Gestión del riesgo de desastres
Risk mitigation, Snow avalanche, Vulnerability, Optimal countermeasures, Functional efficiency
In mountain areas, long-term snow avalanche risk evaluation is of paramount importance for land use planning. In avalanche-prone areas, when real estate demand is high, for instance, building protective structures may be a sensible choice for reaching a compromise between safety and development. Specifically, minimizing the risk within a quantitative framework can provide optimal defense structure configurations (size, localization, construction technology, etc.). However, existing approaches based on a proper theoretical decision-making framework still suffer from limitations making them hardly usable in practice. It is herein proposed to account for the physical, functional, and monetary dimensions of a protective measure within the assessment of total risk. Total risk, which is calculated as the mean expected loss, is quantified within a four-state system in which the failure of the dam and the failure of the dwellings to be protected are assessed with specific vulnerability relations. Bounds for the risk and subsequent optimal dam design values are quantified using minimum and maximum (min/max) functional efficiency relations of the dam. Additional assumptions regarding the functional-structural efficiency relation allow for the optimal design and corresponding minimum risk to be reached.

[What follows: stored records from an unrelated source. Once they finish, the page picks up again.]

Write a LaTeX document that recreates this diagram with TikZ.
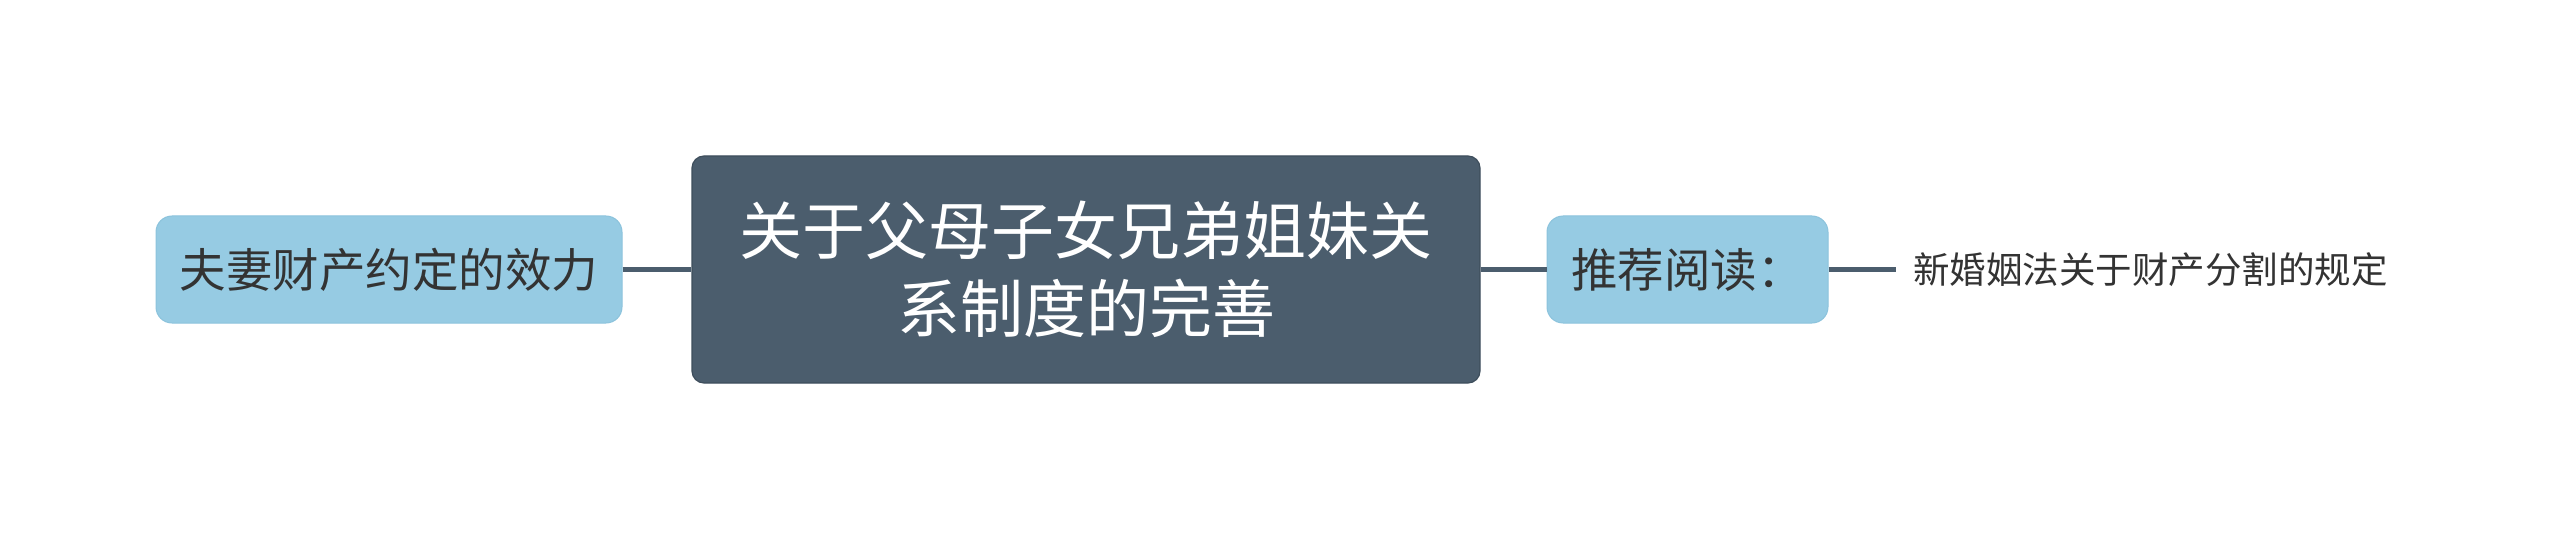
\documentclass[tikz,border=0pt]{standalone}
\usepackage{fontspec}
\newfontfamily\cjk{Noto Sans CJK SC}
\definecolor{centralfill}{HTML}{4B5D6D}
\definecolor{centraldraw}{HTML}{3E4E5C}
\definecolor{bluefill}{HTML}{96CBE3}
\definecolor{bluedraw}{HTML}{8CC3DC}
\definecolor{linecol}{HTML}{4B5D6D}
\definecolor{txt}{HTML}{333333}
\tikzset{
  central/.style={draw=centraldraw, line width=1.2pt, fill=centralfill, rounded corners=12pt,
    text=white, font=\cjk\fontsize{63}{78}\selectfont, align=center, inner sep=0pt,
    minimum width=788pt, minimum height=227pt},
  topic/.style={draw=bluedraw, line width=1pt, fill=bluefill, rounded corners=16pt,
    text=txt, font=\cjk\fontsize{46.5}{54}\selectfont, inner sep=0pt, minimum height=107pt},
  leaf/.style={text=txt, font=\cjk\fontsize{36.5}{42}\selectfont, inner xsep=17pt, inner ysep=4pt, anchor=west},
  conn/.style={draw=linecol, line width=5pt}
}
\begin{document}
\begin{tikzpicture}[x=1pt,y=-1pt]
\useasboundingbox (0,0) rectangle (2560,540);
\node[central] (c) at (1086,269.5) {关于父母子女兄弟姐妹关\\系制度的完善};
\node[topic, minimum width=466pt] (l) at (389,269.5) {夫妻财产约定的效力};
\node[topic, minimum width=281pt] (r) at (1687.5,269.5) {推荐阅读：};
\node[leaf] (f) at (1896,269.5) {新婚姻法关于财产分割的规定};
\draw[conn] (l.east) -- (c.west);
\draw[conn] (c.east) -- (r.west);
\draw[conn] (r.east) -- (f.west);
\end{tikzpicture}
\end{document}
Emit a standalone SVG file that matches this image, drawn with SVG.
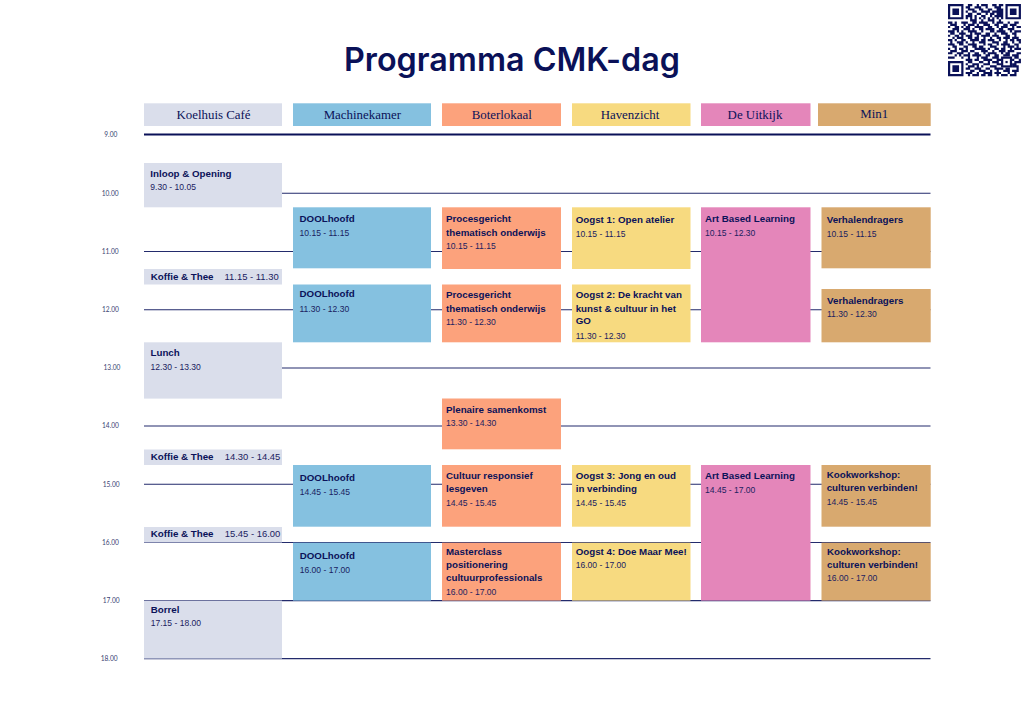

An application is proposed with a case study from the French Alps. A comprehensive parametric study shows that the min/max bounds risk quantification is worth implementing in some cases, such as, for instance: if there is a high uncertainty of the functional efficiency of the dam, of if the assets to be protected have a monetary value. However, when the failure of the dam is unlikely to occur (due to its location or to its material resistance), it is shown that quantification of the intermediate risk without the min/max bounds approach is sufficient. In the future, the framework could be extended to many other mountain hazards (debris flows, landslides, etc.), more complex elements at risk, and even to problems going beyond the sole question of land-use planning such as traffic road regulation.